__PROBLEM DETAILS__. The records below are split into lines. How many of those lines contain the string "that"? Reply with the number only.

__STORED DATA__.
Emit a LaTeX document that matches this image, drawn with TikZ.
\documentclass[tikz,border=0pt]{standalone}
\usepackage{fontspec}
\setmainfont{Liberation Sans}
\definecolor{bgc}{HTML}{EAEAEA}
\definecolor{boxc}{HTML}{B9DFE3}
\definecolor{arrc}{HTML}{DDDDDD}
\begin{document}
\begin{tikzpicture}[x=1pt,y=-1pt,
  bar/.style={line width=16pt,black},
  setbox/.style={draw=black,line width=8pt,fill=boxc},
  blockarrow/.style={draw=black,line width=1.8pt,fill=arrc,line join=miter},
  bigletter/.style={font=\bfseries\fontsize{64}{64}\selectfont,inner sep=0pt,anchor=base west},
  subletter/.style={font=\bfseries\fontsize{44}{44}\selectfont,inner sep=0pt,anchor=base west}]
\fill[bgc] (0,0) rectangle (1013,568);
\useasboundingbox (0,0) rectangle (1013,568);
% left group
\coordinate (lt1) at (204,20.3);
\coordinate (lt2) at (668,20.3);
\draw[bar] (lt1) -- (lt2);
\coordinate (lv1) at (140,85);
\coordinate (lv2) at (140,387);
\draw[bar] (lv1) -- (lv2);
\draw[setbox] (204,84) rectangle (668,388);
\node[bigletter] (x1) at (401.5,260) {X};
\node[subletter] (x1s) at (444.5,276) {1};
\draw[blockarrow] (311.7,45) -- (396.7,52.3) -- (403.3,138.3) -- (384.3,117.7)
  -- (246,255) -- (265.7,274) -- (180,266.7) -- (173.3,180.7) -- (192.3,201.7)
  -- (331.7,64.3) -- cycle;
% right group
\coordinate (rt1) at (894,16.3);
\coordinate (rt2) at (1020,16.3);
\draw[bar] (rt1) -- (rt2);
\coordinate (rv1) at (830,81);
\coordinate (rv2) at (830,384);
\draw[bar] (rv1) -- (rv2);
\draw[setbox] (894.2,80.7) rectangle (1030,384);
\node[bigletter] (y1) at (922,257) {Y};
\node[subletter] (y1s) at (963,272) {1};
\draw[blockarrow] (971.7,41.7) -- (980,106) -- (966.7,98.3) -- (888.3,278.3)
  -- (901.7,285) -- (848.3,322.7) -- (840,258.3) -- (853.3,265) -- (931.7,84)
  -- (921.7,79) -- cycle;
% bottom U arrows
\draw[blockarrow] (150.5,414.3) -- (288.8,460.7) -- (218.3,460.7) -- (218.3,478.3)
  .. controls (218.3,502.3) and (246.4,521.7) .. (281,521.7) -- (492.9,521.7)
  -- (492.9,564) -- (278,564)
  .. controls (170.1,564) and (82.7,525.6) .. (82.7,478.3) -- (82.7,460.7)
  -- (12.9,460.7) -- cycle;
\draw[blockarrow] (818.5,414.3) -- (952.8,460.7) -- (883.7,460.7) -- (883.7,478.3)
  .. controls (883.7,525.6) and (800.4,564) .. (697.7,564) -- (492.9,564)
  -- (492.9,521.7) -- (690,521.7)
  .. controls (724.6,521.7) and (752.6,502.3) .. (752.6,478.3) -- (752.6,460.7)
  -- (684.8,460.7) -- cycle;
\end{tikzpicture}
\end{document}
--
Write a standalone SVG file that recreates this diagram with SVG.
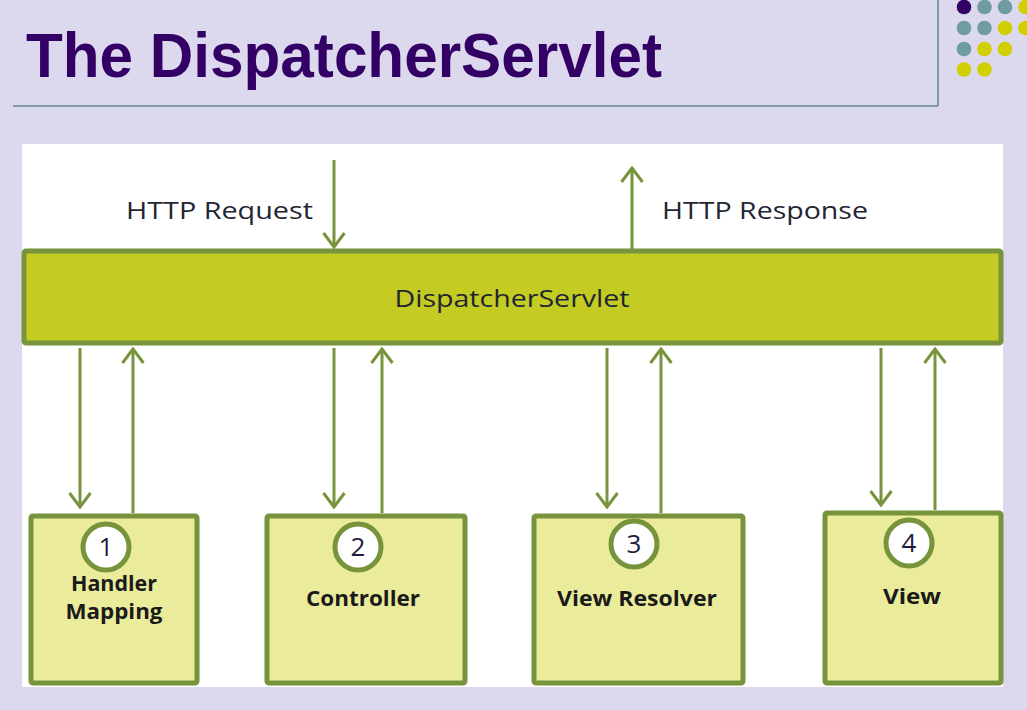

__THE RESPONSE__. 2